Second, the field that is ripe unto harvest is nearly always sitting right under our proverbial noses. With whom do you interact during the day at work, at school, at home, and at play? Do those people know without a doubt that there is something different about you? Have you been waiting for just the right moment to tell them about Christ, and if so, are you waiting as a result of insecurity or fear of rejection, or are you waiting because the Holy Spirit has told you to wait? Worse, are you waiting until you think they forget about a rash thing you said, a dishonest thing you did, or the off-color joke or WMV file you e-mailed them last week?

Whenever I write about things like today's topic, I want you to be aware I am not pointing a finger at anyone without pointing it at myself first and examining these things in my own life.

Be encouraged! If you read this and it hits home, don't look backward; look forward! Ask God to give you the desire to dig far deeper into His Word and into your relationship and time with Him, and for the boldness and conviction to live what you believe and to tell others about it.

Then go about doing it.


Christy said...

The thing I struggle with in my own little world of stay-at-home, homeschool mom, is that I don't have people I work with or go to school with that aren't already born-again Christians! The only people I come into contact with that probably are not saved, are cashiers and other sales people, and occasionally my neighbors. I pray consistently for God to give me the words to say to someone when He wants me to, and sometimes I distribute cards (not tracts) that have an encouraging verse of Scripture and a great artists' rendition of Jesus holding up a man who is collapsing.

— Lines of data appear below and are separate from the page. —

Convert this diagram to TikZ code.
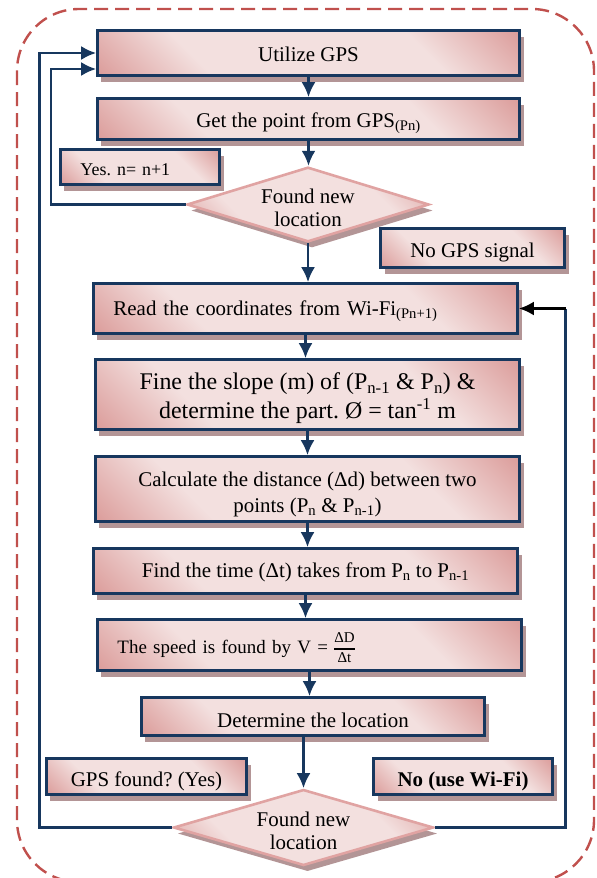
\documentclass[tikz,border=0pt]{standalone}
\usepackage{fontspec}
\setmainfont{Liberation Serif}
\usetikzlibrary{shapes.geometric,shadows,arrows.meta}

\definecolor{navy}{HTML}{17375E}
\definecolor{pinkdark}{HTML}{D99694}
\definecolor{pinklight}{HTML}{F3E0DF}
\definecolor{pinkedge}{HTML}{E0A3A2}
\definecolor{shadowpink}{HTML}{B39596}
\definecolor{dashred}{HTML}{C0504D}

\pgfdeclareverticalshading{pinkband}{100bp}{color(0bp)=(pinkdark); color(13bp)=(pinkdark);
  color(32bp)=(pinklight); color(68bp)=(pinklight); color(87bp)=(pinkdark); color(100bp)=(pinkdark)}

% move text down inside its shape without moving the shape
\newcommand{\lowered}[2]{\raisebox{-#1}[\height][\depth]{#2}}
\newcommand{\twolines}[2]{\begin{tabular}{@{}c@{}}#1\\#2\end{tabular}}

\begin{document}
\frenchspacing
\begin{tikzpicture}[x=1bp,y=-1bp]

\tikzset{
box/.style={draw=navy, line width=2.6bp, shading=pinkband, shading angle=135,
  drop shadow={shadow xshift=4bp, shadow yshift=-6bp, fill=shadowpink, opacity=1},
  inner sep=0pt, align=center, font={\fontsize{21}{26}\selectfont}},
decision/.style={diamond, aspect=3.24, draw=pinkedge, line width=2.6bp,
  shading=pinkband, shading angle=135,
  drop shadow={shadow xshift=4bp, shadow yshift=-6bp, fill=shadowpink, opacity=1},
  inner sep=0pt, align=center, font={\fontsize{21}{23}\selectfont}},
dims/.style 2 args={minimum width=#1, minimum height=#2},
padded/.style={align=left, inner xsep=20bp, text width=#1},
line/.style={color=navy, line width=2.7bp, -{Latex[length=15bp,width=14bp]}}
}

\useasboundingbox (0,0) rectangle (597,878);

% frame
\draw[color=dashred, line width=2.4bp, dash pattern=on 14bp off 7bp,
  rounded corners=62bp] (17,9) rectangle (594,882);

% steps
\node[box, dims={422bp}{45bp}] (util) at (308.5,53) {\lowered{1bp}{Utilize GPS}};
\node[box, dims={422bp}{41bp}] (getpt) at (308.5,119)
  {\lowered{4bp}{Get the point from GPS\textsubscript{(Pn)}}};
\node[box, dims={159bp}{35bp}, padded=119bp, font={\fontsize{18}{22}\selectfont}]
  (yes) at (140,167) {\lowered{3bp}{Yes. n= n+1}};
\node[decision, dims={240bp}{72bp}] (dia1) at (308,204.5)
  {\lowered{6bp}{\twolines{Found new}{location}}};
\node[box, dims={184bp}{39bp}] (nogps) at (472.5,248) {\lowered{4bp}{No GPS signal}};
\node[box, dims={424bp}{50bp}, padded=384bp] (read) at (305.5,308.5)
  {\lowered{3bp}{Read the coordinates from Wi-Fi\textsubscript{(Pn+1)}}};
\node[box, dims={424bp}{70bp}, font={\fontsize{24}{28}\selectfont}] (slope) at (307.5,394.5)
  {\lowered{4bp}{\twolines{Fine the slope (m) of (P\textsubscript{n-1} \& P\textsubscript{n}) \&}
   {determine the part. Ø = tan\textsuperscript{-1} m}}};
\node[box, dims={424bp}{65bp}] (calc) at (307.5,489)
  {\lowered{5bp}{\twolines{Calculate the distance (Δd) between two}
   {points (P\textsubscript{n} \& P\textsubscript{n-1})}}};
\node[box, dims={424bp}{45bp}] (findt) at (305.5,571)
  {\lowered{1bp}{Find the time (Δt) takes from P\textsubscript{n} to P\textsubscript{n-1}}};
\node[box, dims={424bp}{51bp}, padded=384bp, font={\fontsize{19}{23}\selectfont}]
  (speed) at (309.5,645)
  {\lowered{4bp}{The speed is found by V = $\vcenter{\hbox{\fontsize{15}{16}\selectfont
   \setlength{\arrayrulewidth}{1.8bp}\renewcommand{\arraystretch}{1.15}%
   \begin{tabular}{@{}c@{}}ΔD\\\hline Δt\end{tabular}}}$}};
\node[box, dims={343bp}{38bp}] (determ) at (313,716.5) {\lowered{4bp}{Determine the location}};
\node[box, dims={200bp}{36bp}] (gpsf) at (146.5,776.5) {\lowered{5bp}{GPS found? (Yes)}};
\node[box, dims={179bp}{36bp}, font={\fontsize{21}{26}\selectfont\bfseries}]
  (nowifi) at (463,776.5) {\lowered{5bp}{No (use Wi-Fi)}};
\node[decision, dims={260bp}{76bp}] (dia2) at (303.5,827.5)
  {\lowered{6bp}{\twolines{Found new}{location}}};

% loop corners
\coordinate (loopin) at (51,0);
\coordinate (loopout) at (39.5,0);
\coordinate (loopright) at (565.5,0);

%edges
\path[line]
(util.south)   edge (util.south |- getpt.north)
(getpt.south)  edge (getpt.south |- dia1.north)
(dia1.south)   edge (dia1.south |- read.north)
(read.south)   edge (read.south |- slope.north)
(slope.south)  edge (slope.south |- calc.north)
(calc.south)   edge (calc.south |- findt.north)
(findt.south)  edge (findt.south |- speed.north)
(speed.south)  edge (speed.south |- determ.north)
(dia2.north |- determ.south) edge (dia2.north)
;

\draw[line] (dia1.west) -- (dia1.west -| loopin) |- ([yshift=-16bp]util.west);
\draw[line] (dia2.west) -- (dia2.west -| loopout) |- (util.west);
\draw[color=navy, line width=2.7bp] (dia2.east) -- (dia2.east -| loopright) -- (loopright |- read.east);
\draw[line, color=black] (loopright |- read.east) -- (read.east);

\end{tikzpicture}
\end{document}
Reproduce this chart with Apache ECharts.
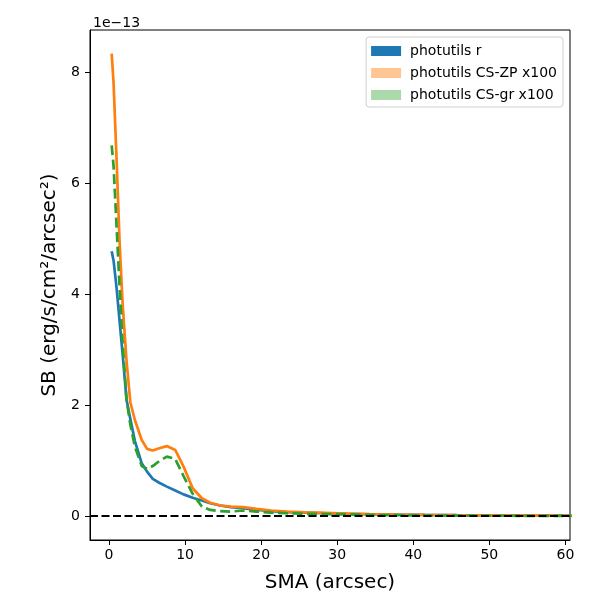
<!DOCTYPE html>
<html>
<head>
<meta charset="utf-8">
<script src="https://cdn.jsdelivr.net/npm/echarts@6/dist/echarts.min.js"></script>
<style>
html, body { margin: 0; padding: 0; background: #fff; }
#SBChart { width: 600px; height: 600px; }
</style>
</head>
<body>
<div id="SBChart"></div>
<script>
// surface brightness profiles, values in units of 1e-13 erg/s/cm2/arcsec2
var smaArr = [0.35, 0.6, 1.0, 1.4, 1.8, 2.3, 2.8, 3.4, 4.3, 5.0, 5.75, 6.6, 7.6, 8.7, 9.8, 11.0, 12.2, 13.3, 14.6,
	16.0, 17.6, 19.4, 21.3, 23.4, 25.8, 28.4, 31.2, 34.3, 37.8, 41.5, 45.7, 50.3, 55.3, 60.8];
var rArr = [4.77, 4.6, 4.1, 3.5, 2.9, 2.1, 1.75, 1.35, 0.95, 0.80, 0.67, 0.60, 0.53, 0.46, 0.39, 0.33, 0.28, 0.23, 0.19,
	0.16, 0.14, 0.11, 0.09, 0.07, 0.06, 0.05, 0.04, 0.032, 0.025, 0.02, 0.015, 0.012, 0.01, 0.008];
var zpArr = [8.33, 7.8, 6.4, 4.9, 3.8, 2.8, 2.05, 1.73, 1.37, 1.21, 1.18, 1.22, 1.26, 1.19, 0.89, 0.50, 0.32, 0.24, 0.19,
	0.17, 0.16, 0.13, 0.10, 0.08, 0.065, 0.055, 0.045, 0.035, 0.027, 0.02, 0.015, 0.012, 0.01, 0.008];
var grArr = [6.68, 6.3, 5.2, 4.1, 3.1, 2.1, 1.65, 1.25, 0.90, 0.85, 0.90, 0.99, 1.07, 1.03, 0.72, 0.40, 0.17, 0.11, 0.09,
	0.08, 0.10, 0.08, 0.06, 0.05, 0.04, 0.035, 0.03, 0.02, 0.015, 0.01, 0.008, 0.005, 0.004, 0.003];
var legendArr = ['photutils r', 'photutils CS-ZP x100', 'photutils CS-gr x100'];
var xTicks = [0, 10, 20, 30, 40, 50, 60];
var yTicks = [0, 2, 4, 6, 8];

function pairs(ys) {
	return smaArr.map(function(x, i) { return [x, ys[i]]; });
}

var SBChart = echarts.init(document.getElementById('SBChart'));
SBChart.setOption({
	animation : false,
	textStyle : { fontFamily : 'DejaVu Sans' },
	title : {
		text : '1e\u221213',
		left : 88,
		top : 11,
		textStyle : { fontSize : 14, fontWeight : 'normal', color : '#000' }
	},
	legend : {
		orient : 'vertical',
		right : 37,
		top : 37,
		padding : [7, 6, 5, 5],
		itemWidth : 30,
		itemHeight : 10,
		itemGap : 8,
		borderColor : '#d0d0d0',
		borderWidth : 1,
		borderRadius : 3,
		textStyle : { fontSize : 14, color : '#000', padding : [0, 0, 0, 4] },
		data : [ {
			name : legendArr[0], icon : 'rect', itemStyle : { color : '#1f77b4' }
		}, {
			name : legendArr[1], icon : 'rect', itemStyle : { color : 'rgba(255,127,14,0.45)' }
		}, {
			name : legendArr[2], icon : 'rect', itemStyle : { color : 'rgba(44,160,44,0.4)' }
		} ]
	},
	grid : {
		left : 90, right : 30, top : 30, bottom : 60,
		show : true,
		borderColor : '#000',
		borderWidth : 1
	},
	xAxis : {
		type : 'value',
		min : -2.5,
		max : 60.6,
		name : 'SMA (arcsec)',
		nameLocation : 'middle',
		nameGap : 33,
		nameTextStyle : { fontSize : 20, color : '#000' },
		axisLine : { onZero : false, lineStyle : { color : '#000' } },
		axisTick : { show : true, inside : false, length : 5, customValues : xTicks, lineStyle : { color : '#000' } },
		axisLabel : { customValues : xTicks, fontSize : 14, color : '#000', margin : 8 },
		splitLine : { show : false }
	},
	yAxis : {
		type : 'value',
		min : -0.432,
		max : 8.757,
		name : 'SB (erg/s/cm\u00b2/arcsec\u00b2)',
		nameLocation : 'middle',
		nameRotate : 90,
		nameGap : 28,
		nameTextStyle : { fontSize : 20, color : '#000' },
		axisLine : { onZero : false, lineStyle : { color : '#000' } },
		axisTick : { show : true, inside : false, length : 5, customValues : yTicks, lineStyle : { color : '#000' } },
		axisLabel : { customValues : yTicks, fontSize : 14, color : '#000', margin : 10 },
		splitLine : { show : false }
	},
	series : [ {
		name : legendArr[0],
		type : 'line',
		showSymbol : false,
		color : '#1f77b4',
		lineStyle : { width : 2.7, color : '#1f77b4' },
		data : pairs(rArr),
		markLine : {
			silent : true,
			symbol : 'none',
			label : { show : false },
			lineStyle : { color : '#000', type : [8, 3.5], width : 2 },
			data : [ { yAxis : 0 } ]
		}
	}, {
		name : legendArr[1],
		type : 'line',
		showSymbol : false,
		color : '#ff7f0e',
		lineStyle : { width : 2.7, color : '#ff7f0e' },
		data : pairs(zpArr)
	}, {
		name : legendArr[2],
		type : 'line',
		showSymbol : false,
		color : '#2ca02c',
		lineStyle : { width : 2.7, color : '#2ca02c', type : [10, 4.5] },
		data : pairs(grArr)
	} ]
});
</script>
</body>
</html>
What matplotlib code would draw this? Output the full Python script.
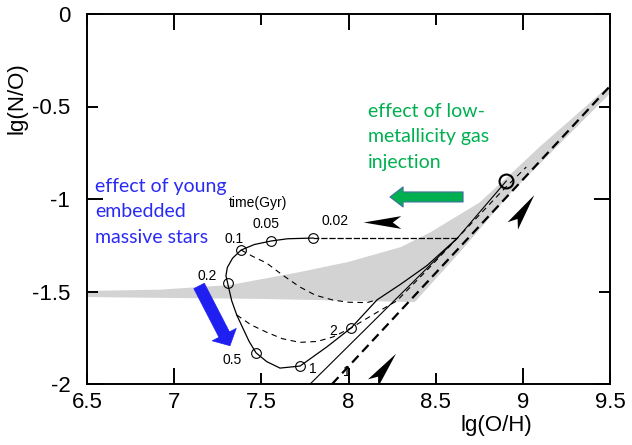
import numpy as np
import matplotlib
matplotlib.use('Agg')
from matplotlib import pyplot as plt
import matplotlib.ticker as ticker
from matplotlib.path import Path
from matplotlib.markers import MarkerStyle
from matplotlib.transforms import Affine2D

plt.rcParams['font.family'] = ['Liberation Sans', 'DejaVu Sans']
plt.rcParams['axes.unicode_minus'] = False

# grey band, upper and lower edge
band_up_x = [6.5, 6.92, 7.32, 7.72, 8.0, 8.30, 8.47, 8.75, 8.93, 9.1, 9.3, 9.5]
band_up_y = [-1.497, -1.49, -1.465, -1.395, -1.34, -1.26, -1.18, -1.02, -0.865, -0.715, -0.55, -0.384]
band_lo_x = [6.5, 7.0, 7.5, 8.0, 8.38, 8.65, 8.93, 9.5]
band_lo_y = [-1.53, -1.535, -1.54, -1.55, -1.557, -1.276, -0.968, -0.43]

# loop after gas injection (solid)
loop_x = [7.797, 7.65, 7.556, 7.46, 7.384, 7.335, 7.305, 7.297, 7.307, 7.33, 7.359, 7.395,
          7.43, 7.47, 7.531, 7.607, 7.722, 7.875, 8.015, 8.164, 8.30, 8.45, 8.625]
loop_y = [-1.211, -1.215, -1.227, -1.246, -1.276, -1.32, -1.37, -1.415, -1.456, -1.55, -1.627, -1.70,
          -1.77, -1.832, -1.879, -1.914, -1.903, -1.80, -1.697, -1.545, -1.46, -1.36, -1.211]
top_x = [8.625, 7.797]
top_y = [-1.211, -1.211]

# other model tracks
dashA_x = [7.384, 7.45, 7.53, 7.62, 7.72, 7.81, 7.91, 8.0, 8.106, 8.164]
dashA_y = [-1.276, -1.31, -1.346, -1.41, -1.475, -1.52, -1.546, -1.558, -1.56, -1.545]
dashB_x = [7.359, 7.44, 7.53, 7.62, 7.72, 7.82, 7.91, 8.015, 8.15, 8.278, 8.45, 8.625, 8.887, 9.02]
dashB_y = [-1.627, -1.68, -1.72, -1.755, -1.775, -1.77, -1.746, -1.697, -1.62, -1.55, -1.385, -1.211, -0.951, -0.827]
solid_x = [7.78, 8.625, 8.905]
solid_y = [-2.0, -1.211, -0.903]
thick_x = [7.906, 9.5]
thick_y = [-2.0, -0.39]

# time markers (Gyr)
t_labels = ['0.02', '0.05', '0.1', '0.2', '0.5', '1', '2']
t_x = [7.797, 7.556, 7.384, 7.307, 7.47, 7.722, 8.015]
t_y = [-1.211, -1.227, -1.276, -1.456, -1.832, -1.903, -1.697]
end_x, end_y = 8.905, -0.903

# direction arrowheads on the tracks
head_x = [8.19, 8.204, 9.0]
head_y = [-1.124, -1.914, -1.06]
head_ang = [180, 52, 55]

fig = plt.figure(figsize=(6.32, 4.45), dpi=100)
ax = fig.add_axes([87/632, 1-384/445, 523/632, 370/445])
ax.set_xlim(6.5, 9.5)
ax.set_ylim(-2, 0)

ax.fill(np.concatenate([band_up_x, band_lo_x[::-1]]),
        np.concatenate([band_up_y, band_lo_y[::-1]]),
        color='#d3d3d3', lw=0, zorder=1)

ax.plot(thick_x, thick_y, color='black', lw=1.6, dashes=(4.2, 2.4), zorder=3)
ax.plot(solid_x, solid_y, color='black', lw=0.8, zorder=3)
ax.plot(dashA_x, dashA_y, color='black', lw=0.8, dashes=(5, 4), zorder=3)
ax.plot(dashB_x, dashB_y, color='black', lw=0.8, dashes=(5, 4), zorder=3)
ax.plot(top_x, top_y, color='black', lw=0.9, dashes=(5, 1.5), zorder=3)
ax.plot(loop_x, loop_y, color='black', lw=0.9, zorder=3)

ax.plot(t_x, t_y, 'o', ms=7, mfc='none', mec='black', mew=0.8, zorder=4)
ax.plot(end_x, end_y, 'o', ms=10, mfc='none', mec='black', mew=1.5, zorder=4)

offsets = [(16, 12), (-4, 12), (-5, 8), (-15, 5), (-17, -5), (9, -2), (-13, -2)]
for lab, x, y, off in zip(t_labels, t_x, t_y, offsets):
    ax.annotate(lab, (x, y), xytext=off, textcoords='offset points',
                ha='center', va='center', fontsize=10)
ax.text(7.48, -1.022, 'time(Gyr)', ha='center', va='center', fontsize=10)
ax.text(7.992, -1.935, '1', ha='center', va='center', fontsize=10)

stealth = Path([(1, 0), (-1, 0.34), (-0.55, 0), (-1, -0.34), (1, 0)],
               [Path.MOVETO, Path.LINETO, Path.LINETO, Path.LINETO, Path.CLOSEPOLY])
for x, y, a in zip(head_x, head_y, head_ang):
    m = MarkerStyle(stealth, transform=Affine2D().rotate_deg(a))
    ax.plot(x, y, marker=m, ms=27, color='black', mew=0, zorder=5)

# blue and green arrows
ax.annotate('', xy=(7.32, -1.793), xytext=(7.143, -1.47),
            arrowprops=dict(arrowstyle='simple,head_length=0.9,head_width=1.95,tail_width=0.85',
                            mutation_scale=10, fc='#1f1ff2', ec='#1f1ff2', lw=0.5,
                            shrinkA=0, shrinkB=0), zorder=6)
ax.annotate('', xy=(8.238, -0.989), xytext=(8.657, -0.989),
            arrowprops=dict(arrowstyle='simple,head_length=0.94,head_width=1.44,tail_width=0.72',
                            mutation_scale=10, fc='#00B050', ec='#41719C', lw=0.8,
                            shrinkA=0, shrinkB=0), zorder=6)

ax.text(6.546, -0.886, 'effect of young\nembedded\nmassive stars', color='#2a2af5',
        family=['Lato', 'DejaVu Sans'], fontsize=14, va='top', ha='left', linespacing=1.6)
ax.text(8.112, -0.481, 'effect of low-\nmetallicity gas\ninjection', color='#00B050',
        family=['Lato', 'DejaVu Sans'], fontsize=14, va='top', ha='left', linespacing=1.6)

# axes style
for s in ax.spines.values():
    s.set_linewidth(1.4)
ax.xaxis.set_major_locator(ticker.MultipleLocator(1))
ax.xaxis.set_minor_locator(ticker.FixedLocator([6.5, 7.5, 8.5, 9.5]))
ax.yaxis.set_major_locator(ticker.MultipleLocator(1))
ax.yaxis.set_minor_locator(ticker.FixedLocator([-0.5, -1.5]))
ax.xaxis.set_major_formatter(ticker.FormatStrFormatter('%g'))
ax.xaxis.set_minor_formatter(ticker.FormatStrFormatter('%g'))
ax.yaxis.set_major_formatter(ticker.FormatStrFormatter('%g'))
ax.yaxis.set_minor_formatter(ticker.FormatStrFormatter('%g'))
ax.tick_params(which='both', direction='in', top=True, right=True, width=1.4, labelsize=16)
ax.tick_params(which='major', length=11.5)
ax.tick_params(which='minor', length=8)
ax.tick_params(axis='x', which='both', pad=6)
ax.tick_params(axis='y', which='both', pad=12)

ax.text(-0.134, 0.773, 'lg(N/O)', transform=ax.transAxes, rotation=90,
        ha='center', va='center', fontsize=16)
ax.text(0.782, -0.112, 'lg(O/H)', transform=ax.transAxes,
        ha='center', va='center', fontsize=16)

fig.savefig('out.png', dpi=100)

I say something like, "I wanted to leave this card with you. I keep one with me at all times for those days when I need extra encouragement. I hope it does the same for you". I know it's not a lot, but I pray it's a seed at least. The neighbor thing has been a huge burden/conviction to me and it's a struggle! I know those of you who know me won't believe this, but I am pretty shy at times and it's hard me for to reach out to people. There are times, however, like when I help interview families for our homeschool cover, when God gives me boldness to witness. This was especially true immediately after my mom died, because I realized how short life really is and how we just are not promised tomorrow!

Preston N said...

(Dean - let me apologize for "blog jacking" your post here - but I felt I had to add my nickel's worth)

Given it's that time of year where we as Christ-followers commemorate the death and resurrection of our Lord and Savior Jesus Christ, that I would like to add to Dean's challenge. As Paul clearly states in 1st Corinthians he preached nothing but "Christ crucified". Certainly the atoning death of Jesus Christ is the central to understanding the gospel. In a day and age where everyone claims to be a Christian (over 80% in the USA alone), I have come to discover a way by which to really tell if someone truly knows and understands the central tenets of our faith - and that is the atonement. Want to see if someone truly knows and understands the gospel, ask them a simple question - have them explain the atonement to you.

Let me be very clear that this question is not to be in any way judgmental or to say your required to be some theological scholar. But is it really too much to ask for someone who claims to be a follower of Jesus to know and understand the gospel message - at least to the extent of being able to simply explain why they believe his death is not only necessary, but central to the gospel message? Sadly, when I do ask this question I usually get the same pat answers or coined phrases as "Oh Jesus took my place on the cross" or "Jesus paid for my sins" - these of course are the answers many Christians are taught to say or are mimicking what their pastors says. However, the real issue here is so many non-believers hear these pat responses and so often walk away utterly confused or even more bewildered at what's the real purpose of the cross. Many non-Christians are so confused at these type of statements - on one hand they are told God forgives people of their sins, and then on the other hand they are told God had to be "paid off" in order to forgive - which by the way is not really forgiveness. Here are some general questions most non-believers have about the cross, but yet we as believers fail so often to answer:

Why couldn’t God just forgive us without the cross? Why did Jesus have to die, could there be another way? What effect does the crucifixion have on us/God? Why did there have to be so much suffering/brutality? Why is there no forgiveness without the shedding of blood? Was atonement necessary because God was angry? Did God redirect this anger to Jesus? Are our sins paid for? Are our sins forgiven? Was God willing to forgive before the Atonement? What exactly about the blood is so “precious”?

My challenge to EVERY Christian today is just as Peter told Christians 2000 years ago in 1 Peter 3:15 "but sanctify in your hearts Christ as Lord: being ready always to give answer to every man that asketh you a reason concerning the hope that is in you, yet with meekness and fear"

If you can't answers these questions, then seek first to understand for yourself the need and intent of the cross. These questions should never be shrugged off as insignificant or irrational, but rather these are genuine questions that a dying world desperately needs to hear and understand.